After that, we're going to examine the character encoding support in Ruby 1.8. There's a lot less support there to examine, but it's not well understood and I'm hoping that seeing it in detail will help with understanding how and why Ruby 1.9 is changing.
Finally, we will examine all the new encoding features of Ruby 1.9 in as much detail as possible. We will literally cover it all. Along the way, I'll talk strategy and give you all the helpful tips I know to successfully managing character encodings, in general as well as with Ruby specifics.
This message will serve as a table of contents for this series of posts, so you may want to bookmark it if this topic is of interest to you. Here are all of the posts, in order:
- What is a character encoding?
- The Unicode Character Set and Encodings
- General Encoding Strategies
- Bytes and Characters in Ruby 1.8
- The $KCODE Variable and jcode Library
- Encoding Conversion With iconv
- Ruby 1.8 Character Encoding Flaws
- Ruby 1.9's String
- Ruby 1.9's Three Default Encodings
- Miscellaneous M17n Details
- What Ruby 1.9 Gives Us
Comments (16)
-
LUcas EFe October 14th, 2008 Reply Link
Thank you, man. This is really appreciated.
Regards
-
Very informative and nice articles!
Could you give some insights about date localization too? I struggled last time with localizing dates and I'm not happy at all with Ruby's capabilities. This is an another weak point in 1.8x and I'm curious how this will be changing in 1.9?
Thanks,
Attila-
Ruby itself doesn't really provide any localization tools. You will need to look into add-on libraries for this.
The latest versions of Rails have some support for this, but it's pretty young and unrefined, in my opinion. For full featured support you might want to try a library like Ruby-GetText-Package.
-
-
Fascinatingly, googling for m17n returned a link to this in the top 10 :)
-
Here's another good resource for m17n documentation by Brain Candler: http://github.com/candlerb/string19/tree/master.
-
When you are ready to deal with character encodings from Ruby's C API, Yugui has some tips for that.
-
Just a quick suggestion: it would be nice if you stated that M17N == "multilingualization", for those new to the subject and unfamiliar with the jargon.
-
I do mention it when I get into coverage of 1.9's system, but you're right that I probably should have said it on this introduction.
-
-
Sexy article
-
Thank you so much for your post.It is really supportive for me
-
Glad I could help.
-
-
Very painful :)
-
I got bit by this today doing some logfile processing, and I was too grateful to find your excellent writeup on the topic.

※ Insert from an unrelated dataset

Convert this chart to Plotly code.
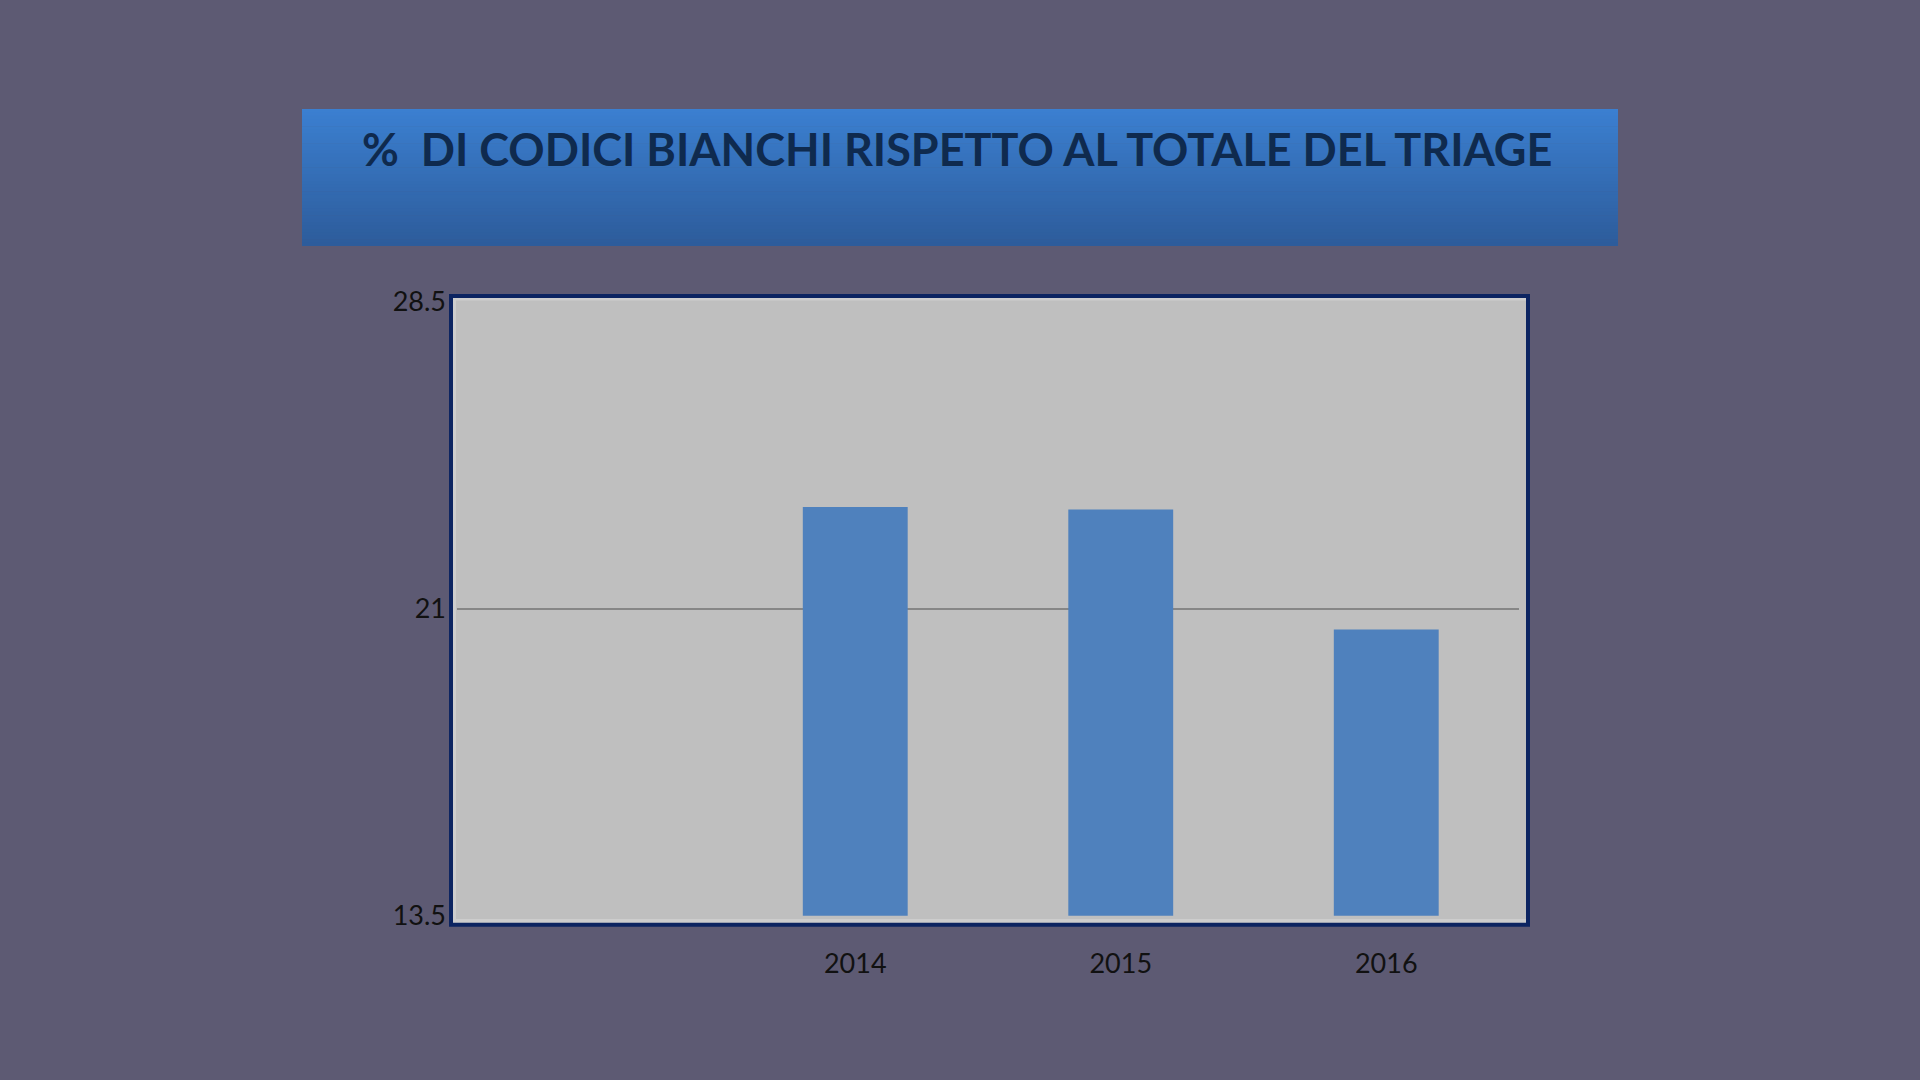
import plotly.graph_objects as go

# data
categories = [" ", "2014", "2015", "2016"]
values = [None, 23.48, 23.42, 20.49]
y_ticks = [13.5, 21, 28.5]
y_tick_labels = ["13.5", "21", "28.5"]
title_text = "%  DI CODICI BIANCHI RISPETTO AL TOTALE DEL TRIAGE"

W, H = 1920, 1080
BG = "#5d5a73"
FONT = "Lato"


def px_x(v):
    return v / W


def px_y(v):
    # pixel from top -> paper fraction from bottom
    return 1 - v / H


fig = go.Figure()

fig.add_trace(go.Bar(
    x=categories,
    y=values,
    marker=dict(color="#4f81bd", line=dict(width=0)),
    hoverinfo="x+y",
))

shapes = []

# title banner, vertical gradient done with thin strips
top_col = (59, 127, 208)
bot_col = (45, 92, 155)
b_top, b_bot, b_left, b_right = 109, 246, 302, 1618
n = 40
for i in range(n):
    t = i / (n - 1)
    c = tuple(round(top_col[k] + (bot_col[k] - top_col[k]) * t) for k in range(3))
    y0 = b_top + (b_bot - b_top) * i / n
    y1 = b_top + (b_bot - b_top) * (i + 1) / n + 0.6
    shapes.append(dict(
        type="rect", xref="paper", yref="paper", layer="below",
        x0=px_x(b_left), x1=px_x(b_right), y0=px_y(min(y1, b_bot)), y1=px_y(y0),
        fillcolor="rgb(%d,%d,%d)" % c, line=dict(width=0),
    ))

# chart frame: light inner strip + grey fill + navy border
shapes.append(dict(
    type="rect", xref="paper", yref="paper", layer="below",
    x0=px_x(451), x1=px_x(1528), y0=px_y(924.7), y1=px_y(296),
    fillcolor="#cdcdcd", line=dict(width=0),
))
shapes.append(dict(
    type="rect", xref="paper", yref="paper", layer="below",
    x0=px_x(456), x1=px_x(1526), y0=px_y(919), y1=px_y(300.5),
    fillcolor="#bfbfbf", line=dict(width=0),
))
shapes.append(dict(
    type="rect", xref="paper", yref="paper", layer="above",
    x0=px_x(451), x1=px_x(1528), y0=px_y(924.7), y1=px_y(296),
    fillcolor="rgba(0,0,0,0)", line=dict(color="#0c2461", width=4),
))

fig.update_layout(
    width=W,
    height=H,
    autosize=False,
    margin=dict(l=0, r=0, t=0, b=0, pad=0, autoexpand=False),
    paper_bgcolor=BG,
    plot_bgcolor="rgba(0,0,0,0)",
    showlegend=False,
    bargap=0.605,
    shapes=shapes,
    font=dict(family=FONT, color="#111111"),
    annotations=[dict(
        text="<b>" + title_text + "</b>",
        xref="paper", yref="paper",
        x=px_x(957), y=px_y(149),
        xanchor="center", yanchor="middle",
        showarrow=False,
        font=dict(family=FONT, size=45, color="#0f2a4e"),
    )],
    xaxis=dict(
        domain=[px_x(457), px_x(1519)],
        type="category",
        automargin=False,
        showgrid=False,
        showline=False,
        zeroline=False,
        ticks="",
        ticklabelstandoff=29,
        tickfont=dict(family=FONT, size=27, color="#111111"),
    ),
    yaxis=dict(
        domain=[px_y(915.7), px_y(301.3)],
        range=[13.5, 28.5],
        automargin=False,
        tickvals=y_ticks,
        ticktext=y_tick_labels,
        showgrid=True,
        gridcolor="#868686",
        gridwidth=2,
        zeroline=False,
        showline=False,
        ticks="",
        ticklabelstandoff=10,
        tickfont=dict(family=FONT, size=27, color="#111111"),
    ),
)

# the figure is exactly window-sized, so drop the page margin
fig.write_html(
    "out.html",
    config=dict(displayModeBar=False),
    post_script="document.body.style.margin='0';document.body.style.overflow='hidden';",
)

It is both comprehensive and concise. Each entry is well thought out and gets right to the point. I really appreciate your taking the time to explain all this and do it so well.
-
Great series of posts.
From these, I can get a basic understanding about char encoding in Ruby.
thanks~ -
Ruby's Unicode handling is a misfeature. Carrying around the original serialization format for the life of the string is utterly moronic.
Also, your profile picture looks like "Doofy" from Scary Movie.
-
Are we talking about the
encoding()
method? If so, how would you know the format of the bytes without it?
-